How Danish Culture Affects Change Management

Aligning your change mangement work with the culture in which it is practiced is essential to obtain success.

author picture Article written by Anna Balk-Møller

Danes are odd. Objectively speaking – we are weird. Danish culture has the interesting characteristic of being at extreme ends of many measurable, cultural dimensions. And of course, this also impacts how we do change management. But in what way?

At a conference hosted by Prosci this year, the Expert panel – consisting of change management specialist from around the globe – was asked questions on how different cultures impact our change management work. Great observations were aired out in this forum. And it was clear, that even though we do the same things – we adapt differently depending on the culture we operate in.

Understanding our (cultural) profile diminishes our unconscious biases. We cannot NOT have biases. But when they become conscious, we can adapt specific tactics to put into different parts of our change management work. 

An example is the way we appeal to decision makers to prioritise change management in the first place. According to Prosci’s best practise research findings, there are five major reasons for why change management is important: 

  1. Benefit realisation and financial outcome (will we actually achieve what we hope for?)
  2. Project impact and risk management (keeping budget and time)
  3. Results of past projects (changing an unfortunate streak of not succeeding)
  4. Employee reactions and resistance (unavoidable, but costly if not managed)
  5. Business performance improvement (minimising the productivity dip that is inherent in change)

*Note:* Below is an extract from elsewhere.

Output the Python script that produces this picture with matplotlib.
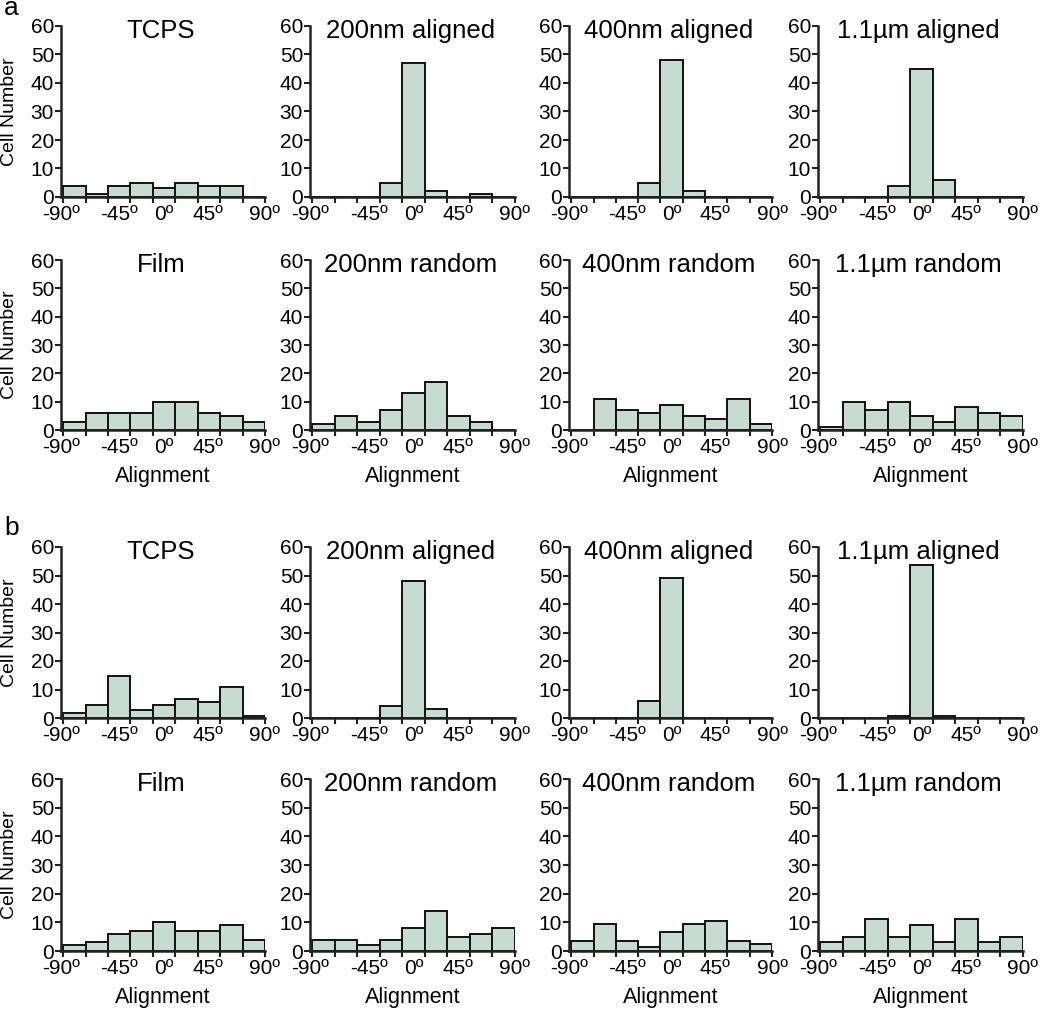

In Denmark, especially #2 Project impact and risk management are recognised as a solid ‘why’. From a cultural perspective, this is aligned with a Danish focus on keeping deadlines. Even though people across cultures all rely on trust as a foundation for everything, what generates trust has big cultural variations. And for Danes being timely is the primary trust generator. Therefore, tapping into the correlation between change management and keeping project timelines, budgets and objectives is probably one of our most commonly used reason for ‘why’.

Danish traits that supports change management

When Danish decision makers then include change management in their transformation projects, it is often done with a relatively good level of maturity. Although Danish organisations are diverse in how maturely they apply change management, we do fairly well in general. One of the reasons could be explained by a significant cultural trait. A trait that is at the very core of the concept of change – uncertainty avoidance.

Resistance to change is a natural human reaction. No one likes to leave ‘the known’ [pick any of the following: ways of working, surroundings, IT systems, etc.]. However, Danes are significantly more uncomfortable with change than most other people around the globe. We actually hold the 4th highest score on Uncertainty Avoidance (5,22 on a scale from 1-7 according to the Globe Study). Being that uncomfortable with uncertainty is a solid motivation for taming the chaos that inevitably follow change. And thus, Danish organisations might be more willing to invest in managing change. 

When it comes to actually getting our hands dirty in executing change management, the knowledge of cultural traits also helps us prioritise our efforts. As an example, Danes have relatively high emotional expressiveness as well as a moderate assertiveness. These parameters are off course individual, but as a general we still have less tendency to prioritise face saving, we are open, outspoken, and direct. Knowing this makes resistance management easier in Denmark. We do not usually have to make special plans to ensure that we get honest feedback. Most are quite comfortable [sometimes annoyingly comfortable] openly speaking their minds and challenging directions.

If I – oblivious to culture – applied the same resistance management procedure that succeeded in Denmark in another context, it is likely that I would massively f*** up.

Danish traits that traps change management

Danish preferences of course also challenge our change management efforts. Or if not directly challenge, then at least require us to make conscious efforts to supplement tactics that would be stronger in other contexts.

To exemplify, the Danish culture is highly egalitarian. We hold yet another record of having the all-time lowest score on power distance. This means that most Danish organisations have very flat organisational structures and we generally place very little importance on authority (and any trinkets that symbolise that). We want and expect to meet our superiors at eye level.

The implication for change management is that one of the most effective tools – Sponsorship – is not as effective in Denmark. For the past 20 years, ‘active and visible sponsorship’ have turned up as the number one reason for success according to Prosci’s best practice findings. It is off course still important to engage sponsors in Denmark, but we need to be aware of how we do it.

So, just making a video with the company CEO advocating the change is not worth the effort. Here, he/she must commit to meeting the employees in person. And even that is not enough – the nearest manager will have to take on some of the sponsorship responsibilities too. Because the message of the CEO alone does not necessarily lead to the same strong results in Denmark as it might do in other cultures.

It is great to have solid best practice change management approaches to lean on and be guided by. But please fellow change managers – make the extra effort to understand the cultural drivers that inevitably influence your work. Is will make us far better at our mission, when we actually understand why our tactics work or fail.